Entries shown:
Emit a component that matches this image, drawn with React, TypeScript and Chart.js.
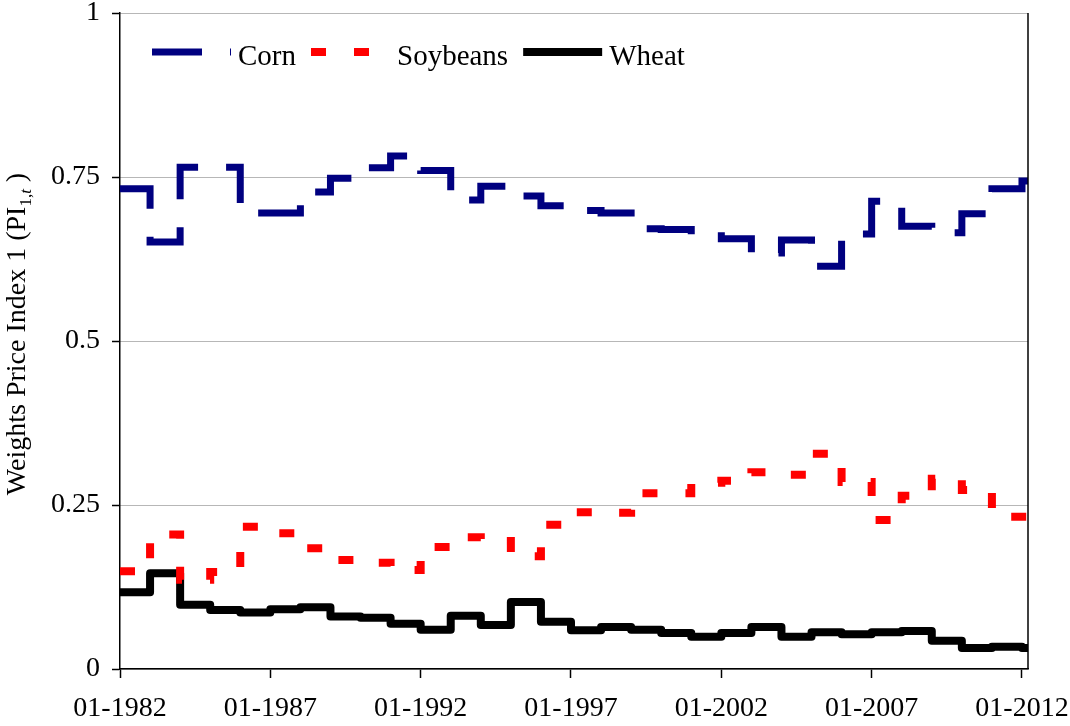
---
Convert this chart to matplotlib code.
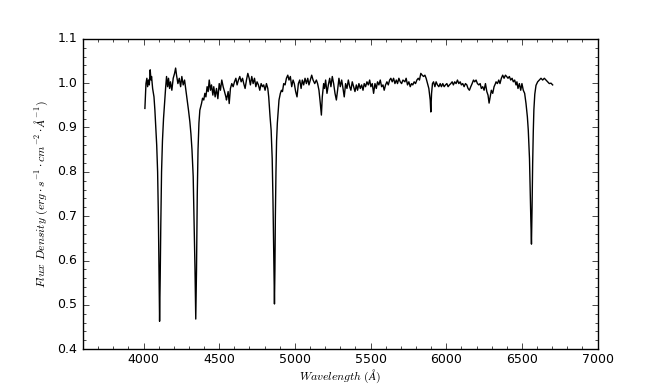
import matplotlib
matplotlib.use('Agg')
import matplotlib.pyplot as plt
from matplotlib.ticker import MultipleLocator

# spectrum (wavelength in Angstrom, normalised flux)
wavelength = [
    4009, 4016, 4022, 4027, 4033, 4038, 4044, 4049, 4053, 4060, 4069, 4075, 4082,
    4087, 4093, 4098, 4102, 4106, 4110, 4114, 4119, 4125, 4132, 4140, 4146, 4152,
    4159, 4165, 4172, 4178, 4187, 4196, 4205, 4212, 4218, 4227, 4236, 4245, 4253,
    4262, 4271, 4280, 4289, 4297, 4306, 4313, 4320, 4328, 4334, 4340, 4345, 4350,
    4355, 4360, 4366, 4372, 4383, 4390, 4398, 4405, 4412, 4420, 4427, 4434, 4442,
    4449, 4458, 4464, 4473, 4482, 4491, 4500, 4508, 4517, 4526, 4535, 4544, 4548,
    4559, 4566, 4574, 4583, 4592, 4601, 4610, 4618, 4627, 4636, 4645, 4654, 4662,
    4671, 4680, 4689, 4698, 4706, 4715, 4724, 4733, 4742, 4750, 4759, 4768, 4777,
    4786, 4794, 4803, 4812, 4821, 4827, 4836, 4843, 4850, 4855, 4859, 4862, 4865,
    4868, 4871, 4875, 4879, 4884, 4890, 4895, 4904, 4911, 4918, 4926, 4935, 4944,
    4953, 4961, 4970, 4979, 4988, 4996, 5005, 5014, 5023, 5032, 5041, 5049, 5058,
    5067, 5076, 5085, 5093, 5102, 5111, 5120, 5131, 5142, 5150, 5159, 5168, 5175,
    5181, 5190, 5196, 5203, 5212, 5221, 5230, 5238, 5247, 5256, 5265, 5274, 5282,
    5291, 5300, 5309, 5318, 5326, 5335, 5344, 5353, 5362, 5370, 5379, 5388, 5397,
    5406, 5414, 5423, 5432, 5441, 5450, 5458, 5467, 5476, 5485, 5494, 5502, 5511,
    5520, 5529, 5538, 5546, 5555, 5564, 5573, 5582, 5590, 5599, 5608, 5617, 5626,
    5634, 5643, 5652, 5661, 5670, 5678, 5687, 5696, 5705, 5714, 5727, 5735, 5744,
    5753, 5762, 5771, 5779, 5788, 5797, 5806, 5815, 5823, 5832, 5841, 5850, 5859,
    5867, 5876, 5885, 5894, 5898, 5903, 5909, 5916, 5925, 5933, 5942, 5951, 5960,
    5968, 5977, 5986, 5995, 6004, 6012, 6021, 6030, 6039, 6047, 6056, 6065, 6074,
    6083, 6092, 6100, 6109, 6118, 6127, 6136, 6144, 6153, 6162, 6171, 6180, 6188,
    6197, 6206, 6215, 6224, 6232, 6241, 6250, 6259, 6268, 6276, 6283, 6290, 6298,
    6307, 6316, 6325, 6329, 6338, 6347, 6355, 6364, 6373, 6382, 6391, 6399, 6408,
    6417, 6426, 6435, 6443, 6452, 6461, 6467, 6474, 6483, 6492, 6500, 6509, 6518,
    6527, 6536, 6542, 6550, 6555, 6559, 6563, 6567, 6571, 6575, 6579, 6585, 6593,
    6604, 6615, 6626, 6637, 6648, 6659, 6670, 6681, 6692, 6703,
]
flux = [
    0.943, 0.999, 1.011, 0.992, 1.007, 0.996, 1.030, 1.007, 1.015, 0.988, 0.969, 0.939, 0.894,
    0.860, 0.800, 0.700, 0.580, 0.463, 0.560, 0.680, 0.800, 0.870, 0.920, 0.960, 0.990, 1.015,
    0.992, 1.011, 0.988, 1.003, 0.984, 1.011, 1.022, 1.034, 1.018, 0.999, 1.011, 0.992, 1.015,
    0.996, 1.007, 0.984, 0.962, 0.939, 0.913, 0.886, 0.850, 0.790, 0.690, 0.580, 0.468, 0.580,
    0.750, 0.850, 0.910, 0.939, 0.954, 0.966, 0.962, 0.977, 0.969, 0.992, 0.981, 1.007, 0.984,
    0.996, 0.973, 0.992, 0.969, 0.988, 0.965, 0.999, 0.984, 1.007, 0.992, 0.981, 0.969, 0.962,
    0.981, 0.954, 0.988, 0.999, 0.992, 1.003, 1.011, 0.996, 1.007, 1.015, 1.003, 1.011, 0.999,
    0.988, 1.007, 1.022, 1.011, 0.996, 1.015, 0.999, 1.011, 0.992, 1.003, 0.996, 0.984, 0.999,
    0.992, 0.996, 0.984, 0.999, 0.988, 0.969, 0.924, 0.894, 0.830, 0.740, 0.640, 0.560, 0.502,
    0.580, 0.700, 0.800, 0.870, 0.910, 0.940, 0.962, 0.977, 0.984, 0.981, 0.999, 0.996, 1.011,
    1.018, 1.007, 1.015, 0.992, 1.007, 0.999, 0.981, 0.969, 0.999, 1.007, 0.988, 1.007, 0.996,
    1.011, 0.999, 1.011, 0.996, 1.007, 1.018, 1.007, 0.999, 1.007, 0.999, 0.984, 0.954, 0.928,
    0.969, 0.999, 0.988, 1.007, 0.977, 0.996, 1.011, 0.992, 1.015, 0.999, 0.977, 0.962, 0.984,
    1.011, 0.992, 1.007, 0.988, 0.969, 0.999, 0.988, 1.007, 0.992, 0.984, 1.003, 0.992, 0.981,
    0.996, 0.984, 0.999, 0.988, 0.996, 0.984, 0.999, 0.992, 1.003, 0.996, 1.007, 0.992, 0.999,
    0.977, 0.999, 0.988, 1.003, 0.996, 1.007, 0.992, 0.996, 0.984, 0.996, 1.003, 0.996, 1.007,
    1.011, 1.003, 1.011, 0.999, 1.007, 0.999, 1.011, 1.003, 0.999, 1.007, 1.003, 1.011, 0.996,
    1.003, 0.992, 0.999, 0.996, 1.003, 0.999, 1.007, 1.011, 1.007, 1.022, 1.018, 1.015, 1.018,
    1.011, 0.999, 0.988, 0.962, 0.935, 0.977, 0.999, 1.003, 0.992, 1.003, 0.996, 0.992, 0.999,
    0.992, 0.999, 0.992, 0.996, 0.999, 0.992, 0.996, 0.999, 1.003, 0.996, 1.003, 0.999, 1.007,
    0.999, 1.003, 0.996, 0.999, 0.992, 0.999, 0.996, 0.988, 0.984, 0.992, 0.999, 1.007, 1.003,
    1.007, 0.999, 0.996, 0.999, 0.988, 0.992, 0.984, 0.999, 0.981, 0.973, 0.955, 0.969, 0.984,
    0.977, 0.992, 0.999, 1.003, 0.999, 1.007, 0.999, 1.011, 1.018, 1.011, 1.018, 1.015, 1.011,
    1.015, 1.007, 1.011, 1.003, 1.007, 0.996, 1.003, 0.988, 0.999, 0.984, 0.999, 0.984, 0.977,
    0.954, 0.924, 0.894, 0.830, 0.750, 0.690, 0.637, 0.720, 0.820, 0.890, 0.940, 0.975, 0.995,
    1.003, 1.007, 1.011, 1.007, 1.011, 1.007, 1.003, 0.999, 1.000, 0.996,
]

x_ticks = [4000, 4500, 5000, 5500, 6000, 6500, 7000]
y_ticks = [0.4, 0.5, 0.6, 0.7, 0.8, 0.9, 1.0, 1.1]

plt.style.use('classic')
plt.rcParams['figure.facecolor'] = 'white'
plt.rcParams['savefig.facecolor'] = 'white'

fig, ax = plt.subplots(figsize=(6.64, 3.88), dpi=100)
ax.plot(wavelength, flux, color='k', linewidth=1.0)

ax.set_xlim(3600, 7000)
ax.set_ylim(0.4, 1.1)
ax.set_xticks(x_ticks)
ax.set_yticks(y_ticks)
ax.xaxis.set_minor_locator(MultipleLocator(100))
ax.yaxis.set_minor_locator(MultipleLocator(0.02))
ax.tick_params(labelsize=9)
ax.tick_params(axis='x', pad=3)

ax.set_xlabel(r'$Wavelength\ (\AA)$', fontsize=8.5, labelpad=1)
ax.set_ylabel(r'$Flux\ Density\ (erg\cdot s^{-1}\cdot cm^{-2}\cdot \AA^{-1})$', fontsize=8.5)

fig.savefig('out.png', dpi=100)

Written problem:
Using the data above, print only the lines starting at the one with "Convert this chart to matplotlib code." and ending at the one with "from matplotlib.ticker import MultipleLocator", exactly as they stand, minus the pictures.

Answer to this exercise:
Convert this chart to matplotlib code.
import matplotlib
matplotlib.use('Agg')
import matplotlib.pyplot as plt
from matplotlib.ticker import MultipleLocator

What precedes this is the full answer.